Laws that politicians promise will fix the situation are likely to end up being captured in just the same way as existing rules have.  On balance, crony capitalism seems most likely when politics is big and remote from the people who pay the bill.  That might be why decentralised public finances are associated with greater restraint in public spending and greater economic growth.

It isn't more or less capitalism, or more or less regulation, that will determine how cronyish our economy is, but clear and simple rules built on healthy democratic accountability.Last week the BBC Daily Politics ran an interesting discussion of crony capitalism between presenter Giles Dilnot and Jesse Norman MP, who has written a concise paper about the subject for the Free Enterprise Group in the Conservative Party.  Unfortunately the discussion is much too narrowly focused on the extent of regulation, whereas the more important issue is its capture.



I think the starting point for any discussion of crony capitalism has to be William Baumol's work on entrepreneurship.  Here is the abstract to his classic paper Entrepreneurship: Productive, Unproductive and Destructive:

The basic hypothesis is that, while the total supply of entrepreneurs varies among societies, the productive contribution of the society's entrepreneurial activities varies much more because of their allocation between productive activities such as innovation and largely unproductive activities such as rent seeking or organized crime.  This allocation is heavily influenced by the relative payoffs society offers to such activities.  This implies that policy can influence the allocation of entrepreneurship more effectively than it can influence its supply.  Historical evidence from ancient Rome, early China, and the Middle Ages and Renaissance in Europe is used to investigate the hypotheses.


The reason why calls to abandon capitalism are getting such short shrift is that it has proved unbelievably productive.  Jesse Norman explains how it is both productive and moral, and Baumol's hypothesis explains why.

Smart and ambitious people will always come up with inventive ways of gaining greater wealth and status.  Greed isn't new and also isn't good or bad.  The question is how they do that.  In feudal societies they would physically fight over land, people and property.  Under Communism they would desperately fight for political power, often with extremely high stakes.  By contrast, when capitalism is working well entrepreneurs succeed by innovating and addressing some need that had previously gone unmet.  That drives economic growth.

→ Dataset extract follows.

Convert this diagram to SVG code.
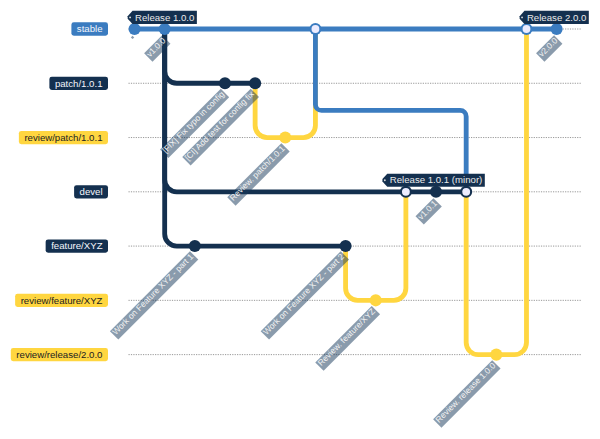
<svg xmlns="http://www.w3.org/2000/svg" width="600" height="439" viewBox="0 0 600 439">
<style>
text{font-family:"Liberation Sans",Arial,sans-serif}
.branch{stroke:#555;stroke-width:1;stroke-dasharray:2}
.blbl{font-size:16px;text-anchor:middle}
.arrow{fill:none;stroke-width:8;stroke-linecap:round}
.blue{stroke:#3b7cc0}.navy{stroke:#14304f}.yel{stroke:#ffd640}
.fblue{fill:#3b7cc0}.fnavy{fill:#14304f}.fyel{fill:#ffd640}
.merge{fill:#ececff}
.clbg{fill:#15375a;opacity:0.5}
.clt{font-size:14px;fill:#f2f2f2;text-anchor:middle}
.tagbg{fill:#14304f}
.tagt{font-size:16px;fill:#eaeaea;text-anchor:middle}
.hole{fill:#dddddd}
</style>
<rect width="600" height="439" fill="#ffffff"/>
<g transform="translate(128.5 29) scale(0.603)">
<g id="branches">
<g id="branch-stable"><line class="branch" x1="0" y1="0" x2="750" y2="0"/><rect class="fblue" x="-94.7" y="-11" width="60.7" height="22" rx="4"/><text class="blbl" x="-64.35" y="5.5" fill="#f4f6fb">stable</text></g>
<g id="branch-patch"><line class="branch" x1="0" y1="90" x2="750" y2="90"/><rect class="fnavy" x="-131.2" y="79" width="97.2" height="22" rx="4"/><text class="blbl" x="-82.6" y="95.5" fill="#f4f6fb">patch/1.0.1</text></g>
<g id="branch-review-patch"><line class="branch" x1="0" y1="180" x2="750" y2="180"/><rect class="fyel" x="-181.8" y="169" width="147.8" height="22" rx="4"/><text class="blbl" x="-107.9" y="185.5" fill="#222">review/patch/1.0.1</text></g>
<g id="branch-devel"><line class="branch" x1="0" y1="270" x2="750" y2="270"/><rect class="fnavy" x="-90.2" y="259" width="56.2" height="22" rx="4"/><text class="blbl" x="-62.1" y="275.5" fill="#f4f6fb">devel</text></g>
<g id="branch-feature"><line class="branch" x1="0" y1="360" x2="750" y2="360"/><rect class="fnavy" x="-137.4" y="349" width="103.4" height="22" rx="4"/><text class="blbl" x="-85.7" y="365.5" fill="#f4f6fb">feature/XYZ</text></g>
<g id="branch-review-feature"><line class="branch" x1="0" y1="450" x2="750" y2="450"/><rect class="fyel" x="-188" y="439" width="154" height="22" rx="4"/><text class="blbl" x="-111" y="455.5" fill="#222">review/feature/XYZ</text></g>
<g id="branch-review-release"><line class="branch" x1="0" y1="540" x2="750" y2="540"/><rect class="fyel" x="-195.2" y="529" width="161.2" height="22" rx="4"/><text class="blbl" x="-114.6" y="545.5" fill="#222">review/release/2.0.0</text></g>
</g>
<g id="connectors">
<path class="arrow blue" d="M 10 0 L 60 0"/>
<path class="arrow navy" d="M 60 0 L 60 340 A 20 20 0 0 0 80 360 L 110 360"/>
<path class="arrow navy" d="M 60 0 L 60 70 A 20 20 0 0 0 80 90 L 160 90"/>
<path class="arrow navy" d="M 160 90 L 210 90"/>
<path class="arrow yel" d="M 210 90 L 210 160 A 20 20 0 0 0 230 180 L 260 180"/>
<path class="arrow blue" d="M 60 0 L 310 0"/>
<path class="arrow yel" d="M 260 180 L 290 180 A 20 20 0 0 0 310 160 L 310 0"/>
<path class="arrow navy" d="M 110 360 L 360 360"/>
<path class="arrow yel" d="M 360 360 L 360 430 A 20 20 0 0 0 380 450 L 410 450"/>
<path class="arrow navy" d="M 60 0 L 60 250 A 20 20 0 0 0 80 270 L 460 270"/>
<path class="arrow yel" d="M 410 450 L 440 450 A 20 20 0 0 0 460 430 L 460 270"/>
<path class="arrow navy" d="M 460 270 L 510 270"/>
<path class="arrow navy" d="M 510 270 L 560 270"/>
<path class="arrow blue" d="M 310 0 L 310 125 A 10 10 0 0 0 320 135 L 550 135 A 10 10 0 0 1 560 145 L 560 270"/>
<path class="arrow yel" d="M 560 270 L 560 520 A 20 20 0 0 0 580 540 L 610 540"/>
<path class="arrow blue" d="M 310 0 L 660 0"/>
<path class="arrow yel" d="M 610 540 L 640 540 A 20 20 0 0 0 660 520 L 660 0"/>
<path class="arrow blue" d="M 660 0 L 710 0"/>
</g>
<g id="commit-0"><circle class="fblue" cx="10" cy="0" r="10"/><g transform="translate(-11.3 10) rotate(-45 0 0)"><rect class="clbg" x="8" y="13.5" width="4" height="4"/></g></g>
<g id="commit-1"><circle class="fblue" cx="60" cy="0" r="10"/><g transform="translate(-25.79 22.97) rotate(-45 50 0)"><rect class="clbg" x="38.93" y="13.5" width="42.14" height="19.6"/><text class="clt" x="60" y="25">v1.0.0</text></g>
<polygon class="tagbg" points="-1.35,-17.2 -1.35,-21.2 6.65,-30.15 113.35,-30.15 113.35,-8.25 6.65,-8.25"/><circle class="hole" cx="2.65" cy="-19.2" r="1.5"/><text class="tagt" x="60" y="-14">Release 1.0.0</text></g>
<g id="commit-2"><circle class="fnavy" cx="110" cy="360" r="10"/><g transform="translate(-81.07 72.43) rotate(-45 100 360)"><rect class="clbg" x="16.2" y="373.5" width="187.6" height="19.6"/><text class="clt" x="110" y="385">Work on Feature XYZ - part 1</text></g></g>
<g id="commit-3"><circle class="fnavy" cx="160" cy="90" r="10"/><g transform="translate(-63.93 57.09) rotate(-45 150 90)"><rect class="clbg" x="88.75" y="103.5" width="142.5" height="19.6"/><text class="clt" x="160" y="115">[FIX] Fix typo in config</text></g></g>
<g id="commit-4"><circle class="fnavy" cx="210" cy="90" r="10"/><g transform="translate(-70.73 63.18) rotate(-45 200 90)"><rect class="clbg" x="129.8" y="103.5" width="160.4" height="19.6"/><text class="clt" x="210" y="115">[CI] Add test for config fix</text></g></g>
<g id="commit-5"><circle class="fyel" cx="260" cy="180" r="10"/><g transform="translate(-58 51.79) rotate(-45 250 180)"><rect class="clbg" x="196.55" y="193.5" width="126.9" height="19.6"/><text class="clt" x="260" y="205">Review. patch/1.0.1</text></g></g>
<g id="commit-6"><circle class="fblue" cx="310" cy="0" r="10"/><circle class="merge" cx="310" cy="0" r="6.5"/></g>
<g id="commit-7"><circle class="fnavy" cx="360" cy="360" r="10"/><g transform="translate(-81.07 72.43) rotate(-45 350 360)"><rect class="clbg" x="266.2" y="373.5" width="187.6" height="19.6"/><text class="clt" x="360" y="385">Work on Feature XYZ - part 2</text></g></g>
<g id="commit-8"><circle class="fyel" cx="410" cy="450" r="10"/><g transform="translate(-60.09 53.66) rotate(-45 400 450)"><rect class="clbg" x="343.8" y="463.5" width="132.4" height="19.6"/><text class="clt" x="410" y="475">Review. feature/XYZ</text></g></g>
<g id="commit-9"><circle class="fnavy" cx="460" cy="270" r="10"/><circle class="merge" cx="460" cy="270" r="6.5"/></g>
<g id="commit-10"><circle class="fnavy" cx="510" cy="270" r="10"/><g transform="translate(-25.79 22.97) rotate(-45 500 270)"><rect class="clbg" x="488.93" y="283.5" width="42.14" height="19.6"/><text class="clt" x="510" y="295">v1.0.1</text></g>
<polygon class="tagbg" points="421.1,252.8 421.1,248.8 429.1,239.85 590.9,239.85 590.9,261.75 429.1,261.75"/><circle class="hole" cx="425.1" cy="250.8" r="1.5"/><text class="tagt" x="510" y="256">Release 1.0.1 (minor)</text></g>
<g id="commit-11"><circle class="fnavy" cx="560" cy="270" r="10"/><circle class="merge" cx="560" cy="270" r="6.5"/></g>
<g id="commit-12"><circle class="fyel" cx="610" cy="540" r="10"/><g transform="translate(-62.45 55.76) rotate(-45 600 540)"><rect class="clbg" x="540.7" y="553.5" width="138.6" height="19.6"/><text class="clt" x="610" y="565">Review. release 1.0.0</text></g></g>
<g id="commit-13"><circle class="fblue" cx="660" cy="0" r="10"/><circle class="merge" cx="660" cy="0" r="6.5"/></g>
<g id="commit-14"><circle class="fblue" cx="710" cy="0" r="10"/><g transform="translate(-25.79 22.97) rotate(-45 700 0)"><rect class="clbg" x="688.93" y="13.5" width="42.14" height="19.6"/><text class="clt" x="710" y="25">v2.0.0</text></g>
<polygon class="tagbg" points="648.65,-17.2 648.65,-21.2 656.65,-30.15 763.35,-30.15 763.35,-8.25 656.65,-8.25"/><circle class="hole" cx="652.65" cy="-19.2" r="1.5"/><text class="tagt" x="710" y="-14">Release 2.0.0</text></g>
</g>
</svg>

What we call crony capitalism is when that process breaks down.  When the best way to do well is to play a zero sum game beggaring your neighbour instead of engaging in more productive activities.  That can happen because of failures of corporate governance: smart people get rich by lobbying for unjust rewards at the expense of shareholders.  Or failures of politics: they get rich by lobbying for subsidies or protection against the consequences of risks they have taken, and been rewarded for taking.

There are a number of recent examples in which interference has promoted crony capitalism rather than free markets: extravagant solar subsidies; procyclical banking regulations; and quangos that take money raised in taxes from all businesses and spend it supporting a favoured few.  All of those are instances in which regulatory or fiscal interventions have created an economy in which profits depend more on using politics and the law to seek rents instead of innovating.

Laws that politicians promise will fix the situation are likely to end up being captured in just the same way as existing rules have.  On balance, crony capitalism seems most likely when politics is big and remote from the people who pay the bill.  That might be why decentralised public finances are associated with greater restraint in public spending and greater economic growth.

It isn't more or less capitalism, or more or less regulation, that will determine how cronyish our economy is, but clear and simple rules built on healthy democratic accountability.